It’s hard for a CIO to go 10 minutes without hearing about how cloud computing is going to transform IT sooner rather than later. Online user groups and blogs are afire with talk of the cloud and its implications. Business news outlets can’t seem to write enough about the cloud’s potential impact. And employees are putting it to use one way or another–with or without the company’s blessing.
But no matter how much hype is behind it, or how transformative its potential, cloud computing–in which a company pays for access to a service provider’s infrastructure or application as if it were a utility–today carries with it a perception of risk. In fact, there’s enough perceived risk that CIOs who adopt even the cloud’s most common incarnation, software as a service (SaaS), qualify as pioneers who have a lot to teach other CIOs.
We set out to ask IT executives why and how they decided to jump into the cloud. In some cases, the decision was forced by a deadline for switching to new IT systems. Some companies insisted on certain concessions from vendors before they’d entrust them with their data. Others were driven by the fact that SaaS lets them respond faster to changes in the market.
While cloud computing is several years away from becoming a widely adopted IT strategy, it’s starting to shed its novelty status and is becoming an increasingly accepted alternative to traditional IT architectures. What follows are examples of five organizations that use cloud computing to varying degrees, and how they went about taking the plunge or, in one case, how they have attempted to correct a premature commitment to cloud computing.
Inteva Products
For Dennis Hodges, adopting a cloud-intensive IT strategy was a matter of timing and simple math. Hodges took over the CIO post at Delphi Corp.’s Global Interiors and Closures unit in September 2007, just six months before the business was to be spun off as an independent private company. The resulting concern, Inteva Products LLC (a $1 billion-a-year maker of instrument panels, cockpits, latches and other automotive interior components), was given 15 months to extract itself from Delphi’s IT environment–a very tall order.

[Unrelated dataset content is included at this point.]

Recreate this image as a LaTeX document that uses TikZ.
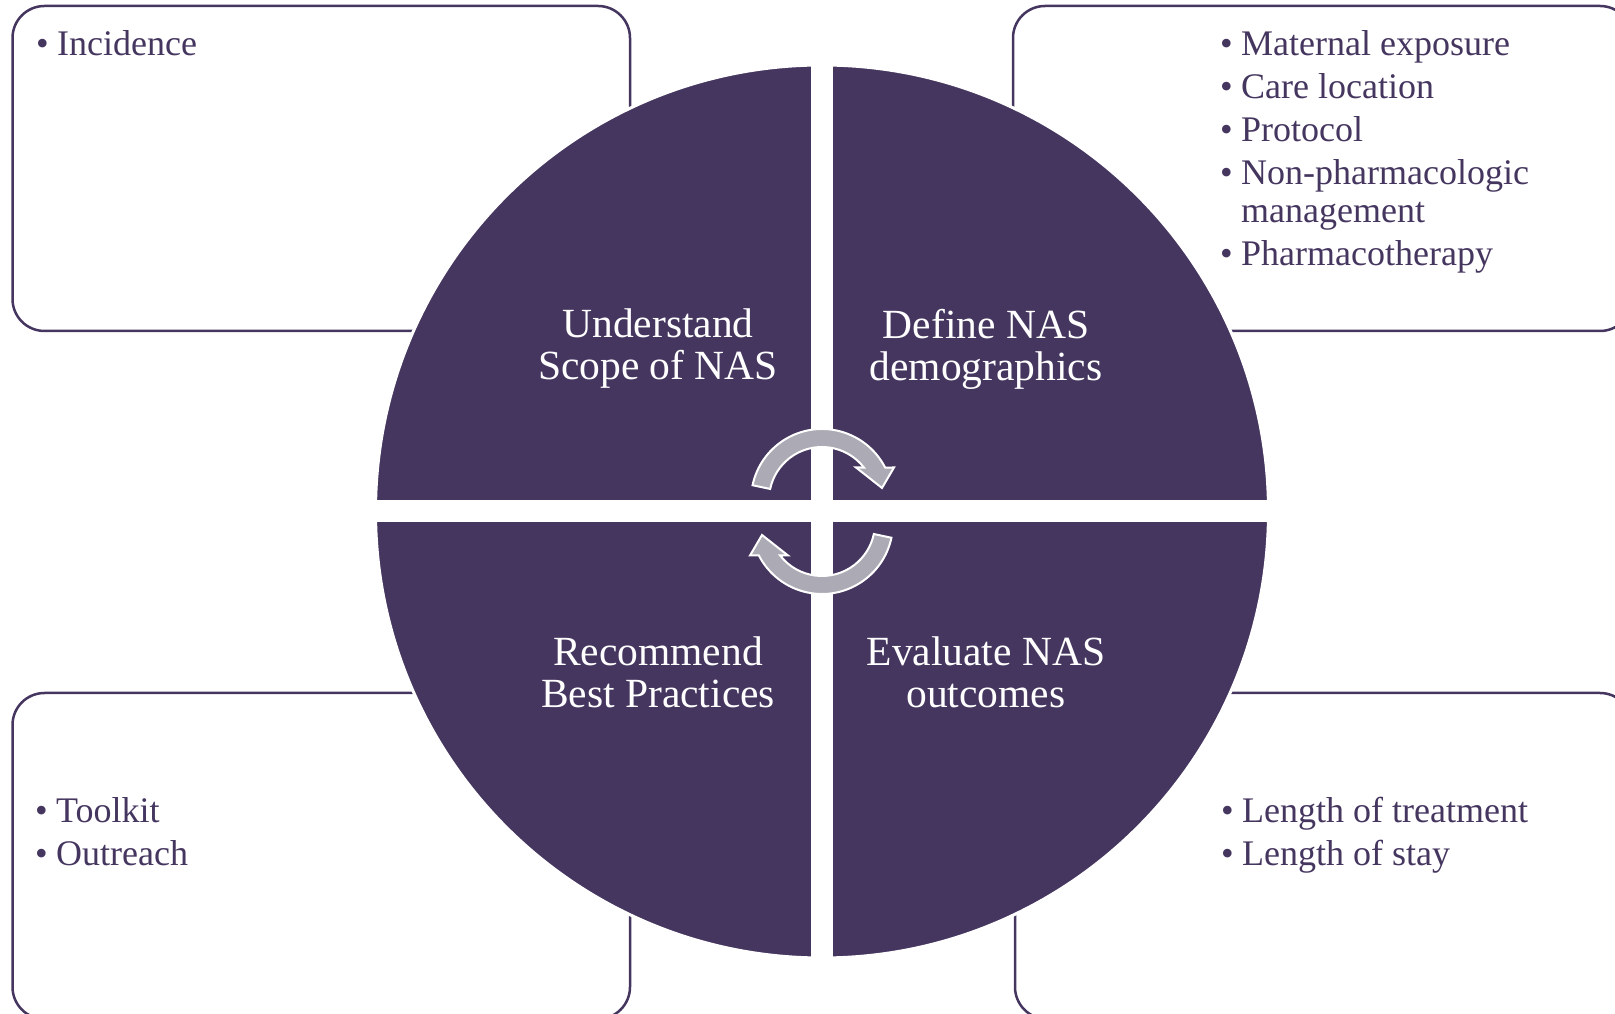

The first concern was e-mail communication, which proved to be the easy part. Hodges contracted with USA.NET to establish a cloud-based e-mail service for the new company’s 3,400 worldwide employees, and within a week after the spinoff occurred last March, the system was up and running. USA.NET provides all the storage, guarantees a minimum uptime and handles all software updates.
The decision allowed Hodges to turn his attention to the larger matter of choosing a new ERP system. It’s also saving Inteva a lot of money, though he wouldn’t specify how much. “It’s been perfect for us,” says Hodges. “We’re trying to keep our IT staff as small as possible, and I want the people we do have to work on business support issues, not infrastructure.”
Though many CIOs could imagine outsourcing their e-mail system to a service provider, most would probably wince at the thought of entrusting their ERP environment to a third party. And, in fact, Hodges evaluated several ERP products–both cloud-based and on-premises–before settling on Plexus Systems’ on-demand ERP service.
Like any CIO considering cloud technologies, Hodges entered his ERP evaluation with overriding concerns about whether an SaaS offering could deliver the level of security and availability needed for a mission-critical environment that would manage everything from product development to the supply chain. He asked the competing vendors hard questions: How did they get their first customer over the security hump? What were their schemes for addressing security, storage, availability and disaster recovery? Essentially, they were the same questions Hodges said he’d have asked himself and his IT staff had they chosen to deploy something themselves.
Once he was convinced Plexus could address his concerns better than Inteva ever could in supporting access from remote locations, he started crunching the numbers, and the case for the cloud became more compelling. He estimated Plexus’ system would cost Inteva 75 percent less than something comparable to the SAP ERP system Delphi runs, and it would drive Inteva’s IT costs down from 2.5 percent to 1 percent of revenue–a figure that would provide competitive advantage by outpacing the company’s rivals.
Then there was the matter of timing: Plexus would allow him to get Inteva running on its own ERP system well within the 15-month timeframe Delphi laid out. Hodges expects to have Inteva’s European Plexus site up by the end of the year, and employees in the rest of the world will get access by May 1, 2009.
And that won’t be the end of Inteva’s foray into the cloud. Hodges is so encouraged by the success of the e-mail migration and the progress on the ERP front that he sounds ready to make the cloud a de facto standard for the company.
“Let’s get rid of everything we don’t have to do and focus on making a better business,” he says. “You can provide value as an IT organization by working as a business transformation organization and becoming business process owners.”